Teaching is a complex, individual craft which is learned and re-learned among other teachers. While its also a social-economic act of the state to provide formal education — it’s foolish to think that eventually the teaching act will be handled by the state though some robotic process based on media and apps. Learning is about hands, not flippers.
But teaching as a profession is under cultural attack. Teaching is not an add-on role to an entirely different job that someone does part time. One does not teach in order to be allowed to pursue some greater personal-interest. It is not a task performed to offset the economic cost of becoming something else later. The worst version for me are those who ‘teach’ in order to satisfy their own inner-weird need to feel important — and act out that importance. Teaching is important work, but it doesn’t make anyone more important than anyone else. A great teacher knows this and doesn’t waste time on self-adoration exercises.
Teaching people how to teach is an even more complex social task. It is not something one picks up easily, nor can it be reduced to a series of topics to work-through.
Teaching with technology is another layer of professional practice. The role technology plays in the classroom emerges from cultural production is response to what is essentially valorisation. It therefore takes a teacher’s skill to mediate this process on behalf of students. This is always achieved through the socialisation of technology and the individual labour of the teacher. Whether teachers are aware or not, this field of ‘educational development’ — putting technology to work in deliberate, unique learning designs is also a professional field. For decades higher education has used educational development as a form of cultural production with the goal of learning how best to blend technology and media into learning and teaching. It would be stunningly ignorant to see this is a ‘service’ to academia and not an inseparable component of it. Sadly today, the financial and cultural value placed in educational development is in serious decline. Designing meaningful learning experiences is getting more complex, yet increasingly were seeing it represented as a simple add-on on that most ‘smart’ people can pick up, and therefore the boundaries of what can be done are being laid out increasingly by people who are neither teachers, designers or technologists.
I place a great deal of worth in being a qualified teacher who teaches and a designer who values creation over copying and aggregation. What I, and those like me do, is complicated and doesn’t happen without deep connections to networks of people who do the same — who neither keep score or fear that their colleagues have insights, ideas and skills which might usurp their own.
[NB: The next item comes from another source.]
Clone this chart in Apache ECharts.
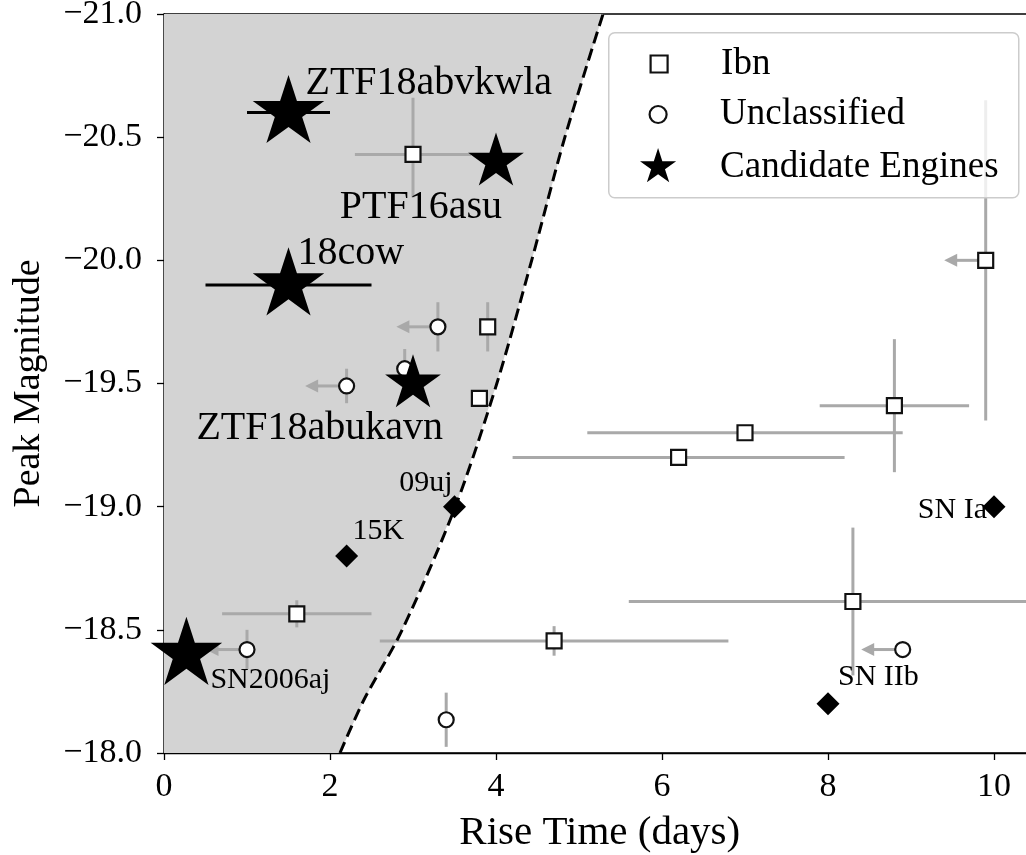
<!DOCTYPE html>
<html>
<head>
<meta charset="utf-8">
<script src="https://cdn.jsdelivr.net/npm/echarts@6/dist/echarts.min.js"></script>
<style>html,body{margin:0;padding:0;background:#fff}#chart{width:1026px;height:855px}</style>
</head>
<body>
<div id="chart"></div>
<script>
// ---------------- data ----------------
const xTicks = [0, 2, 4, 6, 8, 10];
const yTicks = [-21.0, -20.5, -20.0, -19.5, -19.0, -18.5, -18.0];

// Ibn (open squares)
const ibnX        = [3.0,    3.9,    3.8,    1.6,     4.7,     6.2,   7.0,   8.8,    8.3,     9.9];
const ibnY        = [-20.43, -19.73, -19.44, -18.565, -18.455, -19.2, -19.3, -19.41, -18.615, -20.0];
const ibnXErr     = [0.7,    0,      0,      0.9,     2.1,     2.0,   1.9,   0.9,    2.7,     0];
const ibnYErrUp   = [0.23,   0.1,    0,      0.055,   0.06,    0,     0,     0.27,   0.3,     0.65];
const ibnYErrDown = [0.175,  0.1,    0,      0.055,   0.06,    0,     0,     0.27,   0.3,     0.65];
const ibnUpperLimit = [0, 0, 0, 0, 0, 0, 0, 0, 0, 1];

// Unclassified (open circles)
const unclX   = [3.3,    2.9,    2.2,    1.0,    3.4,     8.9];
const unclY   = [-19.73, -19.56, -19.49, -18.42, -18.135, -18.42];
const unclYErr = [0.1,   0.08,   0.07,   0.08,   0.11,    0];
const unclUpperLimit = [1, 0, 1, 1, 0, 1];

// Candidate engines (stars)
const engineNames = ['ZTF18abvkwla', 'PTF16asu', '18cow', 'ZTF18abukavn', 'SN2006aj'];
const engineX     = [1.5,   4.0,   1.5,   3.0,   0.27];
const engineY     = [-20.6, -20.4, -19.9, -19.5, -18.4];
const engineXErr  = [0.5,   0,     1.0,   0,     0];

// Reference events (diamonds)
const refNames = ['09uj', '15K', 'SN Ia', 'SN IIb'];
const refX = [3.5, 2.2, 10.0, 8.0];
const refY = [-19.0, -18.8, -19.0, -18.2];

// Dashed boundary of the shaded region
const boundaryX = [2.12, 2.40, 2.87, 3.51, 4.01, 4.43, 4.83, 5.29];
const boundaryY = [-18.0, -18.21, -18.5, -19.0, -19.5, -20.0, -20.5, -21.0];

// ---------------- style ----------------
const FONT = "'Liberation Serif', 'DejaVu Serif', serif";
const ERR_GRAY = '#a9a9a9';
const EDGE = '#111';
const ARROW_LEN = 0.5; // days
const STAR_PATH = 'path://M0,100M0,-100L22.45,-30.9L95.11,-30.9L36.33,11.8L58.78,80.9L0,38.2L-58.78,80.9L-36.33,11.8L-95.11,-30.9L-22.45,-30.9Z';
const SQUARE_PATH = 'path://M0,0L10,0L10,10L0,10Z';
const STAR_R = { 'ZTF18abvkwla': 37.6, 'PTF16asu': 29.3, '18cow': 37.6, 'ZTF18abukavn': 29.3, 'SN2006aj': 37.6 };
const LABEL_LAYOUT = {
  'ZTF18abvkwla': { align: 'left',  offset: [17, -29], size: 40 },
  'PTF16asu':     { align: 'right', offset: [6, 46],   size: 40 },
  '18cow':        { align: 'left',  offset: [9, -31],  size: 40 },
  'ZTF18abukavn': { align: 'right', offset: [30, 45],  size: 40 },
  'SN2006aj':     { align: 'left',  offset: [24, 26],  size: 30 },
  '09uj':         { align: 'right', offset: [-2, -24], size: 30 },
  '15K':          { align: 'left',  offset: [6, -25],  size: 30 },
  'SN Ia':        { align: 'right', offset: [-7, 3],   size: 30 },
  'SN IIb':       { align: 'left',  offset: [10, -27], size: 30 }
};
const PX_PER_DAY = 83;
const X_MAX = 10.5;

function labelFor(name) {
  const L = LABEL_LAYOUT[name];
  return {
    show: true, formatter: '{b}', position: 'inside', align: L.align, verticalAlign: 'middle',
    offset: L.offset, color: '#000', fontFamily: FONT, fontSize: L.size, lineHeight: L.size,
    textBorderWidth: 0
  };
}

function errRender(color) {
  return function (params, api) {
    const x = api.value(0), y = api.value(1);
    const xe = api.value(2), yu = api.value(3), yd = api.value(4), lim = api.value(5);
    const style = { stroke: color, lineWidth: 3, fill: null };
    const children = [];
    if (xe > 0) {
      const a = api.coord([x - xe, y]), b = api.coord([x + xe, y]);
      children.push({ type: 'line', shape: { x1: a[0], y1: a[1], x2: b[0], y2: b[1] }, style: style });
    }
    if (yu > 0 || yd > 0) {
      const a = api.coord([x, y - yu]), b = api.coord([x, y + yd]);
      children.push({ type: 'line', shape: { x1: a[0], y1: a[1], x2: b[0], y2: b[1] }, style: style });
    }
    if (lim) {
      const p = api.coord([x, y]), t = api.coord([x - ARROW_LEN, y]);
      children.push({ type: 'line', shape: { x1: p[0], y1: p[1], x2: t[0] + 10, y2: t[1] }, style: style });
      children.push({ type: 'polygon', shape: { points: [[t[0], t[1]], [t[0] + 13, t[1] - 6.5], [t[0] + 13, t[1] + 6.5]] },
        style: { fill: color, stroke: null } });
    }
    return { type: 'group', children: children };
  };
}

const ibnErrData = ibnX.map((x, i) => [x, ibnY[i], ibnXErr[i], ibnYErrUp[i], ibnYErrDown[i], ibnUpperLimit[i]]);
const unclErrData = unclX.map((x, i) => [x, unclY[i], 0, unclYErr[i], unclYErr[i], unclUpperLimit[i]]);
const engErrData = engineX.map((x, i) => [x, engineY[i], engineXErr[i], 0, 0, 0]);

const chart = echarts.init(document.getElementById('chart'), null, { renderer: 'canvas' });

const axisLineStyle = { color: '#000', width: 1.3 };
const legendText = { color: '#000', fontFamily: FONT, fontSize: 37, lineHeight: 37 };
const option = {
  animation: false,
  backgroundColor: '#fff',
  grid: { left: 164, top: 14, width: X_MAX * PX_PER_DAY, height: 739, containLabel: false, outerBoundsMode: 'none',
    show: true, borderColor: '#000', borderWidth: 1.3, backgroundColor: 'transparent' },
  xAxis: {
    type: 'value', min: 0, max: X_MAX, interval: 2,
    axisLine: { show: true, onZero: false, lineStyle: axisLineStyle },
    axisTick: { show: true, inside: false, length: 7, lineStyle: axisLineStyle },
    splitLine: { show: false },
    axisLabel: { margin: 17, color: '#000', fontFamily: FONT, fontSize: 34, lineHeight: 34, showMaxLabel: false,
      formatter: v => (xTicks.indexOf(v) >= 0 ? String(v) : '') },
    name: 'Rise Time (days)', nameLocation: 'middle', nameGap: 60,
    nameTextStyle: { color: '#000', fontFamily: FONT, fontSize: 41, lineHeight: 41 }
  },
  yAxis: {
    type: 'value', min: -21, max: -18, interval: 0.5, inverse: true,
    axisLine: { show: true, onZero: false, lineStyle: axisLineStyle },
    axisTick: { show: true, inside: false, length: 7, lineStyle: axisLineStyle },
    splitLine: { show: false },
    axisLabel: { margin: 22, color: '#000', fontFamily: FONT, fontSize: 34, lineHeight: 34,
      formatter: v => (yTicks.indexOf(v) >= 0 ? (v < 0 ? '\u2212' : '') + Math.abs(v).toFixed(1) : '') },
    name: 'Peak Magnitude', nameLocation: 'middle', nameGap: 116,
    nameTextStyle: { color: '#000', fontFamily: FONT, fontSize: 38, lineHeight: 38 }
  },
  graphic: [{
    type: 'rect', left: 608, top: 32, z: 3,
    shape: { width: 410, height: 165, r: 6 },
    style: { fill: 'rgba(255,255,255,0.8)', stroke: '#cccccc', lineWidth: 1.5 }
  }],
  legend: [
    { data: [{ name: 'Ibn', icon: SQUARE_PATH }], left: 649.5, top: 45.5, padding: 0, itemWidth: 114, itemHeight: 17,
      selectedMode: false, itemStyle: { color: '#fff', borderColor: EDGE, borderWidth: 2.2 }, textStyle: legendText },
    { data: [{ name: 'Unclassified', icon: 'circle' }], left: 648.5, top: 96, padding: 0, itemWidth: 114, itemHeight: 17,
      selectedMode: false, itemStyle: { color: '#fff', borderColor: EDGE, borderWidth: 2.2 }, textStyle: legendText },
    { data: [{ name: 'Candidate Engines', icon: STAR_PATH }], left: 640, top: 148, padding: 0, itemWidth: 114, itemHeight: 38,
      selectedMode: false, itemStyle: { color: '#000', borderWidth: 0 }, textStyle: legendText }
  ],
  series: [
    { // shaded region left of the boundary
      type: 'custom', name: 'shade', silent: true,
      data: [[boundaryX[0], boundaryY[0]]], encode: { x: 0, y: 1 },
      renderItem: function (params, api) {
        const pts = [api.coord([0, boundaryY[0]])];
        for (let i = 0; i < boundaryX.length; i++) pts.push(api.coord([boundaryX[i], boundaryY[i]]));
        pts.push(api.coord([0, boundaryY[boundaryY.length - 1]]));
        return { type: 'polygon', shape: { points: pts }, style: { fill: '#d3d3d3', stroke: null } };
      }
    },
    { // dashed boundary
      type: 'line', name: 'boundary', silent: true, symbol: 'none', smooth: 0.3,
      data: boundaryX.map((x, i) => [x, boundaryY[i]]),
      lineStyle: { color: '#000', width: 3, type: [12, 6] }
    },
    { type: 'custom', name: 'ibnErr', silent: true, data: ibnErrData, encode: { x: 0, y: 1 }, renderItem: errRender(ERR_GRAY) },
    { type: 'custom', name: 'unclErr', silent: true, data: unclErrData, encode: { x: 0, y: 1 }, renderItem: errRender(ERR_GRAY) },
    { type: 'custom', name: 'engErr', silent: true, data: engErrData, encode: { x: 0, y: 1 }, renderItem: errRender('#000') },
    {
      type: 'scatter', name: 'Ibn', symbol: 'rect', symbolSize: 15, silent: true,
      data: ibnX.map((x, i) => [x, ibnY[i]]),
      itemStyle: { color: '#fff', borderColor: EDGE, borderWidth: 2.2, opacity: 1 }
    },
    {
      type: 'scatter', name: 'Unclassified', symbol: 'circle', symbolSize: 15, silent: true,
      data: unclX.map((x, i) => [x, unclY[i]]),
      itemStyle: { color: '#fff', borderColor: EDGE, borderWidth: 2.2, opacity: 1 }
    },
    {
      type: 'scatter', name: 'Candidate Engines', symbol: STAR_PATH, silent: true,
      data: engineNames.map((n, i) => ({
        name: n, value: [engineX[i], engineY[i]],
        symbolSize: [1.902 * STAR_R[n], 2 * STAR_R[n]],
        label: labelFor(n)
      })),
      itemStyle: { color: '#000', opacity: 1 }
    },
    {
      type: 'scatter', name: 'reference', symbol: 'diamond', symbolSize: 23, silent: true,
      data: refNames.map((n, i) => ({ name: n, value: [refX[i], refY[i]], label: labelFor(n) })),
      itemStyle: { color: '#000', opacity: 1 }
    }
  ]
};
chart.setOption(option);
</script>
</body>
</html>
Being a good learning designer and teacher is not about proving what you do is good or bad to administrators, enthusiasts or people whom have little interest in teaching beyond it being a temporal add-on to their next destination. Teaching with technology is about where that act takes place inside the social negotiations of cultural products. I’ve come to the view that the best learning-designers I know are moving house — away from the decline and out of so called meritocracies.They are moving to, and creating, new places to operate from which stand well outside the rhetoric relating to the ‘rise of the amatuer’ are where reading Super Ape magazine is a way to appear to know something of teaching, technology and creativity.
I would argue that increasing numbers of good teachers (with technology) are listening to the ‘community calls’ which share a real vision for education and that increasingly, they are meeting educational developers interesting in creating better cultural products. There will be those who race-to-the-bottom as there were with creatives who failed to transition from pre-digital to post-digital world of media and its distribution. I guess the test is: If you’re a teacher using technology — where to you go to learn and from whom do you need permission to learn it and re-teach it.